It has been an interesting couple of months for property investors. In particular, in the last few weeks we have seen the media jump on the bandwagon slamming the state of the investor property market.
Headlines such as:
“Which suburbs will bear the brunt of Sydney’s predicted house price drop?”
– smh.com.au, October 2015
“RBA sees signs property market cooling in Sydney and Melbourne”
– news.com.au, October 2015
To add fuel to this comment fest surrounding the state of the investment property market the Reserve Bank of Australia has weighed in with comments to reinforce the messages that the government and other authorities want the property market to slow down.
“The risks surrounding housing and mortgage markets seem higher than average at present,” the Reserve Bank said in its biannual Financial Stability Review.
“These risks do appear to be comfortably manageable at this stage, but they underscore the need to maintain sound lending standards.”
In September, the lending standards governed by the Australian Prudential Regulation Authority (APRA) were changed resulting in slower investor demand for housing.
This has now become international news with the US media channel CNBC reporting as follows:
“Australia’s central bank on Friday warned lending standards for home loans had been looser than first thought, adding to the risks of an eventual downturn in the housing market.
The Reserve Bank of Australia (RBA) said the recent tightening of standards by regulators seemed to be leading to a welcome slowdown in investor demand and a cooling in the red hot markets of Sydney and Melbourne.
Yet it emphasised that banks were on notice to keep their standards “permanently” strong across both the residential and commercial sectors.”
Now one might ask why are the authorities so concerned about this booming property market. After all its just another market that will have rises and falls.
One simple answer is that they may be concerned about housing affordability for their voters. Housing prices have risen and done so at unsustainable rates. The following chart highlights how Sydney and Melbourne have both risen at exponential rates while Canberra, Brisbane and Adelaide have risen modestly, and Perth has gone backwards marginally in recent times.
The other reason the authorities may be jawboning the property market down is to cool certain segments of the market. If we look at the establishment of higher density dwellings (i.e. units off the plan) we see a dramatic rise in building approvals. At the same time detached houses have been flat in production this year.
One should be a bit skeptical about the motivations of the RBA. Logic suggests that if a market it left to be priced on supply and demand, prices will rise and fall should there be imbalances.
The dramatic rise in higher density housing can only be a good thing for housing affordability, surely? More stock implies prices will rise less fast, stagnate or even fall!
Another reason the RBA may be pushing for a property market slow down is that the lending to the investment market has been rising too quickly. The next chart shows the rapid rise of lending for investment properties.
Loan approvals for investment properties have been historically a little more than half the value of owner occupied loan approvals. However, in the last three years the growth of loans to investors has boomed and is now currently the same as owner occupied loan approvals. This is a trend that the RBA and other authorities seem to have a problem with.
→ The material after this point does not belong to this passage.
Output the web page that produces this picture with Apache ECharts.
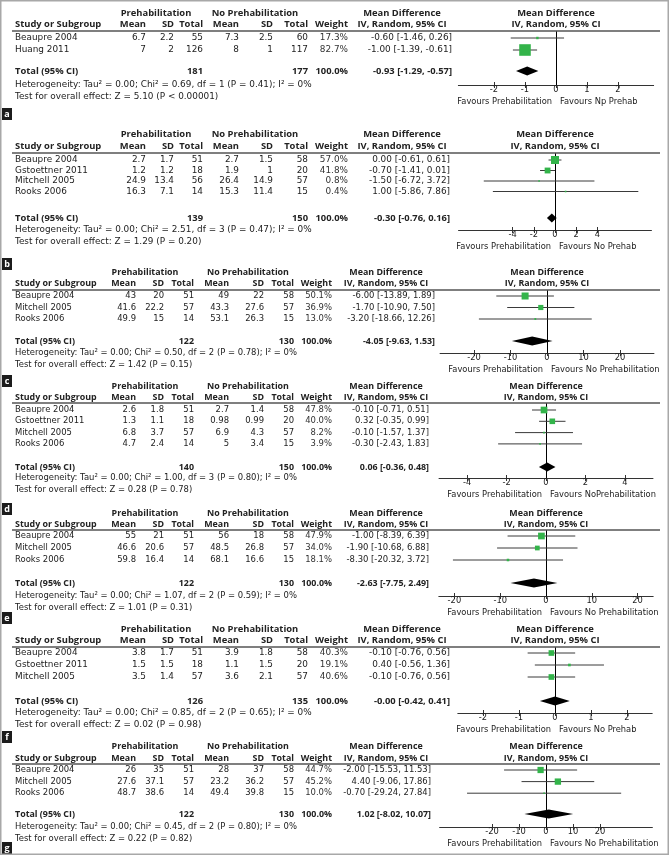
<!DOCTYPE html>
<html>
<head>
<meta charset="utf-8">
<script src="https://cdn.jsdelivr.net/npm/echarts@6/dist/echarts.min.js"></script>
<style>
html,body{margin:0;padding:0;background:#fff;}
#chart{width:669px;height:855px;}
</style>
</head>
<body>
<div id="chart"></div>
<script>
// ---------------- DATA ----------------
const panelLetters = ['a','b','c','d','e','f','g'];
const studies = [
  ['Beaupre 2004','Huang 2011'],
  ['Beaupre 2004','Gstoettner 2011','Mitchell 2005','Rooks 2006'],
  ['Beaupre 2004','Mitchell 2005','Rooks 2006'],
  ['Beaupre 2004','Gstoettner 2011','Mitchell 2005','Rooks 2006'],
  ['Beaupre 2004','Mitchell 2005','Rooks 2006'],
  ['Beaupre 2004','Gstoettner 2011','Mitchell 2005'],
  ['Beaupre 2004','Mitchell 2005','Rooks 2006']
];
const preMean = [[6.7,7],[2.7,1.2,24.9,16.3],[43,41.6,49.9],[2.6,1.3,6.8,4.7],[55,46.6,59.8],[3.8,1.5,3.5],[26,27.6,48.7]];
const preSD   = [[2.2,2],[1.7,1.2,13.4,7.1],[20,22.2,15],[1.8,1.1,3.7,2.4],[21,20.6,16.4],[1.7,1.5,1.4],[35,37.1,38.6]];
const preN    = [[55,126],[51,18,56,14],[51,57,14],[51,18,57,14],[51,57,14],[51,18,57],[51,57,14]];
const noMean  = [[7.3,8],[2.7,1.9,26.4,15.3],[49,43.3,53.1],[2.7,0.98,6.9,5],[56,48.5,68.1],[3.9,1.1,3.6],[28,23.2,49.4]];
const noSD    = [[2.5,1],[1.5,1,14.9,11.4],[22,27.6,26.3],[1.4,0.99,4.3,3.4],[18,26.8,16.6],[1.8,1.5,2.1],[37,36.2,39.8]];
const noN     = [[60,117],[58,20,57,15],[58,57,15],[58,20,57,15],[58,57,15],[58,20,57],[58,57,15]];
const weights = [[17.3,82.7],[57.0,41.8,0.8,0.4],[50.1,36.9,13.0],[47.8,40.0,8.2,3.9],[47.9,34.0,18.1],[40.3,19.1,40.6],[44.7,45.2,10.0]];
const md      = [[-0.60,-1.00],[0.00,-0.70,-1.50,1.00],[-6.00,-1.70,-3.20],[-0.10,0.32,-0.10,-0.30],[-1.00,-1.90,-8.30],[-0.10,0.40,-0.10],[-2.00,4.40,-0.70]];
const ciLo    = [[-1.46,-1.39],[-0.61,-1.41,-6.72,-5.86],[-13.89,-10.90,-18.66],[-0.71,-0.35,-1.57,-2.43],[-8.39,-10.68,-20.32],[-0.76,-0.56,-0.76],[-15.53,-9.06,-29.24]];
const ciHi    = [[0.26,-0.61],[0.61,0.01,3.72,7.86],[1.89,7.50,12.26],[0.51,0.99,1.37,1.83],[6.39,6.88,3.72],[0.56,1.36,0.56],[11.53,17.86,27.84]];
const totalPreN = [181,139,122,140,122,126,122];
const totalNoN  = [177,150,130,150,130,135,130];
const totalMd   = [-0.93,-0.30,-4.05,0.06,-2.63,-0.00,1.02];
const totalLo   = [-1.29,-0.76,-9.63,-0.36,-7.75,-0.42,-8.02];
const totalHi   = [-0.57,0.16,1.53,0.48,2.49,0.41,10.07];
const tau2  = [0,0,0,0,0,0,0];
const chi2  = [0.69,2.51,0.50,1.00,1.07,0.85,0.45];
const dfHet = [1,3,2,3,2,2,2];
const pHet  = [0.41,0.47,0.78,0.80,0.59,0.65,0.80];
const i2    = [0,0,0,0,0,0,0];
const zVal  = [5.10,1.29,1.42,0.28,1.01,0.02,0.22];
const pZ    = [0.00001,0.20,0.15,0.78,0.31,0.98,0.82];
const axisTicks = [[-2,-1,0,1,2],[-4,-2,0,2,4],[-20,-10,0,10,20],[-4,-2,0,2,4],[-20,-10,0,10,20],[-2,-1,0,1,2],[-20,-10,0,10,20]];
const axisMin = [-3.15,-9.1,-29.3,-5.43,-23.4,-2.7,-39.4];
const axisMax = [3.15,9.1,29.3,5.43,23.4,2.7,39.4];
const favoursLeft  = ['Favours Prehabilitation','Favours Prehabilitation','Favours Prehabilitation','Favours Prehabilitation','Favours Prehabilitation','Favours Prehabilitation','Favours Prehabilitation'];
const favoursRight = ['Favours Np Prehab','Favours No Prehab','Favours No Prehabilitation','Favours NoPrehabilitation','Favours No Prehabilitation','Favours No Prehab','Favours No Prehabilitation'];

// ---------------- LAYOUT (pixels / styles) ----------------
const colWide   = {study:15, preMean:146, preSD:174, preN:203, noMean:239, noSD:273, noN:308, weight:348, h1Pre:156, h1No:255, ciCenter:402, fs:8.9, fb:9.4};
const colNarrow = {study:15, preMean:136, preSD:164, preN:194, noMean:229, noSD:264, noN:294, weight:332, h1Pre:145, h1No:248, ciCenter:386, fs:8.45, fb:8.9};
const layout = [
  {cols:colWide,   h1:13,  h2:24,  line:31,  row0:38,  step:12,   total:71,  het:85,  label:114, zero:556, ppu:31,   ciR:452},
  {cols:colWide,   h1:134, h2:146, line:153, row0:160, step:10.5, total:218, het:230, label:264, zero:555, ppu:10.6, ciR:450},
  {cols:colNarrow, h1:272, h2:283, line:290, row0:296, step:11.5, total:341, het:353, label:381, zero:547, ppu:3.65, ciR:435},
  {cols:colNarrow, h1:386, h2:397, line:403, row0:410, step:11.3, total:467, het:478, label:509, zero:546, ppu:19.7, ciR:429},
  {cols:colNarrow, h1:513, h2:524, line:530, row0:536, step:12,   total:583, het:596, label:618, zero:546, ppu:4.58, ciR:429},
  {cols:colWide,   h1:629, h2:640, line:647, row0:653, step:12,   total:701, het:713, label:737, zero:555, ppu:36,   ciR:450},
  {cols:colNarrow, h1:746, h2:758, line:764, row0:770, step:11.6, total:814, het:827, label:848, zero:546, ppu:2.7,  ciR:431}
];
const FONT_N = '"DejaVu Sans", sans-serif';
const FONT_B = '"Open Sans", "Noto Sans", sans-serif';
const GREEN = '#33b44a';
const TXT = '#222';

function f2(v){ const neg = v < 0 || Object.is(v,-0); return (neg?'-':'') + Math.abs(v).toFixed(2); }
function ciText(m,l,h){ return f2(m) + ' [' + f2(l) + ', ' + f2(h) + ']'; }
function T(x,y,text,fs,align,bold,color,z){
  return {type:'text', x:x, y:y, silent:true, z:z||10,
    style:{text:text, fill:color||TXT, font:(bold?'bold ':'') + fs + 'px ' + (bold?FONT_B:FONT_N),
      textAlign:align||'left', textVerticalAlign:'middle', align:align||'left', verticalAlign:'middle'}};
}

const grids=[], xAxes=[], yAxes=[], series=[], graphics=[];

graphics.push({type:'rect', silent:true, z:20, shape:{x:0.75,y:0.75,width:667.5,height:853.5}, style:{fill:'none', stroke:'#a8a8a8', lineWidth:1.5}});

layout.forEach((L,p)=>{
  const C = L.cols, fs = C.fs, fb = C.fb;
  const gl = L.zero + axisMin[p]*L.ppu;
  const gw = (axisMax[p]-axisMin[p])*L.ppu;
  const pc = gl + gw/2;
  grids.push({left:gl, top:L.line, width:gw, height:L.het-L.line, containLabel:false});
  xAxes.push({gridIndex:p, type:'value', min:axisMin[p], max:axisMax[p], position:'bottom',
    axisLine:{show:true, onZero:false, lineStyle:{color:'#333', width:1}},
    axisTick:{show:true, customValues:axisTicks[p], length:3, inside:false, lineStyle:{color:'#333'}},
    axisLabel:{show:true, customValues:axisTicks[p], margin:1, fontSize:8.3, fontFamily:'DejaVu Sans', color:TXT, formatter:v=>String(v)},
    splitLine:{show:false}});
  xAxes.push({gridIndex:p, type:'value', min:axisMin[p], max:axisMax[p], position:'bottom',
    axisLine:{show:false, onZero:false},
    axisTick:{show:true, customValues:axisTicks[p], length:3, inside:true, lineStyle:{color:'#333'}},
    axisLabel:{show:false}, splitLine:{show:false}});
  yAxes.push({gridIndex:p, type:'value', inverse:true, show:false,
    min:(L.line-L.row0)/L.step, max:(L.het-L.row0)/L.step});
  const totalRow = (L.total-L.row0)/L.step;

  const sData = studies[p].map((s,i)=>[md[p][i], ciLo[p][i], ciHi[p][i], i, weights[p][i]]);
  series.push({type:'custom', xAxisIndex:2*p, yAxisIndex:p, data:sData, silent:true, z:5,
    renderItem:function(params, api){
      const m=api.value(0), lo=api.value(1), hi=api.value(2), r=api.value(3), w=api.value(4);
      const a=api.coord([lo,r]), b=api.coord([hi,r]), c=api.coord([m,r]);
      const s=Math.max(1.6, w*0.14);
      return {type:'group', children:[
        {type:'line', shape:{x1:a[0],y1:a[1],x2:b[0],y2:b[1]}, style:{stroke:'#3a3a3a', lineWidth:1}},
        {type:'rect', shape:{x:c[0]-s/2,y:c[1]-s/2,width:s,height:s}, style:{fill:GREEN}}
      ]};
    },
    markLine:{silent:true, symbol:['none','none'], label:{show:false}, lineStyle:{color:'#000', width:1, type:'solid'},
      data:[{xAxis:0}]}
  });
  series.push({type:'custom', xAxisIndex:2*p, yAxisIndex:p, silent:true, z:6,
    data:[[totalMd[p], totalLo[p], totalHi[p], totalRow]],
    renderItem:function(params, api){
      const m=api.value(0), lo=api.value(1), hi=api.value(2), r=api.value(3);
      const a=api.coord([lo,r]), b=api.coord([hi,r]), c=api.coord([m,r]);
      const h=4.5;
      return {type:'polygon', shape:{points:[[a[0],a[1]],[c[0],c[1]-h],[b[0],b[1]],[c[0],c[1]+h]]}, style:{fill:'#000'}};
    }
  });

  graphics.push(T(C.h1Pre, L.h1, 'Prehabilitation', fb, 'center', true));
  graphics.push(T(C.h1No, L.h1, 'No Prehabilitation', fb, 'center', true));
  graphics.push(T(C.ciCenter, L.h1, 'Mean Difference', fb, 'center', true));
  graphics.push(T(pc, L.h1, 'Mean Difference', fb, 'center', true));
  graphics.push(T(C.study, L.h2, 'Study or Subgroup', fb, 'left', true));
  graphics.push(T(C.preMean, L.h2, 'Mean', fb, 'right', true));
  graphics.push(T(C.preSD, L.h2, 'SD', fb, 'right', true));
  graphics.push(T(C.preN, L.h2, 'Total', fb, 'right', true));
  graphics.push(T(C.noMean, L.h2, 'Mean', fb, 'right', true));
  graphics.push(T(C.noSD, L.h2, 'SD', fb, 'right', true));
  graphics.push(T(C.noN, L.h2, 'Total', fb, 'right', true));
  graphics.push(T(C.weight, L.h2, 'Weight', fb, 'right', true));
  graphics.push(T(C.ciCenter, L.h2, 'IV, Random, 95% CI', fb, 'center', true));
  graphics.push(T(pc, L.h2, 'IV, Random, 95% CI', fb, 'center', true));
  graphics.push({type:'line', silent:true, z:9, shape:{x1:12, y1:L.line, x2:660, y2:L.line}, style:{stroke:'#555', lineWidth:1.5}});

  studies[p].forEach((s,i)=>{
    const y = L.row0 + i*L.step;
    graphics.push(T(C.study, y, s, fs, 'left'));
    graphics.push(T(C.preMean, y, String(preMean[p][i]), fs, 'right'));
    graphics.push(T(C.preSD, y, String(preSD[p][i]), fs, 'right'));
    graphics.push(T(C.preN, y, String(preN[p][i]), fs, 'right'));
    graphics.push(T(C.noMean, y, String(noMean[p][i]), fs, 'right'));
    graphics.push(T(C.noSD, y, String(noSD[p][i]), fs, 'right'));
    graphics.push(T(C.noN, y, String(noN[p][i]), fs, 'right'));
    graphics.push(T(C.weight, y, weights[p][i].toFixed(1)+'%', fs, 'right', false, '#333'));
    graphics.push(T(L.ciR, y, ciText(md[p][i], ciLo[p][i], ciHi[p][i]), fs, 'right'));
  });
  graphics.push(T(C.study, L.total, 'Total (95% CI)', fb, 'left', true));
  graphics.push(T(C.preN, L.total, String(totalPreN[p]), fb, 'right', true));
  graphics.push(T(C.noN, L.total, String(totalNoN[p]), fb, 'right', true));
  graphics.push(T(C.weight, L.total, '100.0%', fb, 'right', true));
  graphics.push(T(L.ciR, L.total, ciText(totalMd[p], totalLo[p], totalHi[p]), fb, 'right', true));
  const hetTxt = 'Heterogeneity: Tau² = ' + tau2[p].toFixed(2) + '; Chi² = ' + chi2[p].toFixed(2) + ', df = ' + dfHet[p] +
    ' (P = ' + pHet[p].toFixed(2) + '); I² = ' + i2[p] + '%';
  graphics.push(T(C.study, L.het, hetTxt, fs, 'left'));
  const pTxt = pZ[p] <= 0.00001 ? '< 0.00001' : '= ' + pZ[p].toFixed(2);
  graphics.push(T(C.study, L.het+12, 'Test for overall effect: Z = ' + zVal[p].toFixed(2) + ' (P ' + pTxt + ')', fs, 'left'));
  graphics.push(T(L.zero-4, L.het+17, favoursLeft[p], 8.3, 'right'));
  graphics.push(T(L.zero+4, L.het+17, favoursRight[p], 8.3, 'left'));
  graphics.push({type:'rect', silent:true, z:11, shape:{x:2, y:L.label-6, width:10, height:12}, style:{fill:'#1c1c1c'}});
  graphics.push(T(7, L.label, panelLetters[p], 9, 'center', true, '#fff', 12));
});

const chart = echarts.init(document.getElementById('chart'), null, {renderer:'canvas', devicePixelRatio:1});
chart.setOption({
  animation:false,
  backgroundColor:'#fff',
  grid:grids, xAxis:xAxes, yAxis:yAxes, series:series,
  graphic:{elements:graphics}
});
</script>
</body>
</html>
We could also be cynical and suggest that the RBA does not care about the property market at all. In fact, the only reason that these authorities are wanting to cool the investor property market is that they want to be able to drop interest rates further if needs be without seeming irresponsible about a booming property market. Are they worried about the state of the economy?
They cannot drop interest rates when a booming property market is afoot as this would be like throwing petrol on a fire. But if the property market is cooling off they have options. Some commentators are suggesting that economic growth is weak, and without some stimulus Australia may fall into a recession.
When the national accounts were released in early September the SMH stated:
“A sharp fall in national income has all but obliterated economic growth, pushing down income per head by the most since the global financial crisis and delivering headline growth of just 0.2 per cent.
“The best measure of living standards, real net national disposable income per head, slid 1.2 per cent in the three months to June, the biggest slide since the global financial crisis and the 1990s and early 1980s recessions and the mid 1970s oil crisis.
“It’s the fifth consecutive slide in real net disposable income per head. It is now 5 per cent below its peak at the height of the mining boom in 2011.”
So there may be real reasons for the talking down of the property market, some that they are not directly talking about. Should their worst fear prove true and the economy continue to slow we should see a further drop in interest rates which will be positive for the property market.
*DISCLAIMER: This post is not intended to be taken as financial advice of any kind. Please consult a licensed financial advisor or accountant for advice.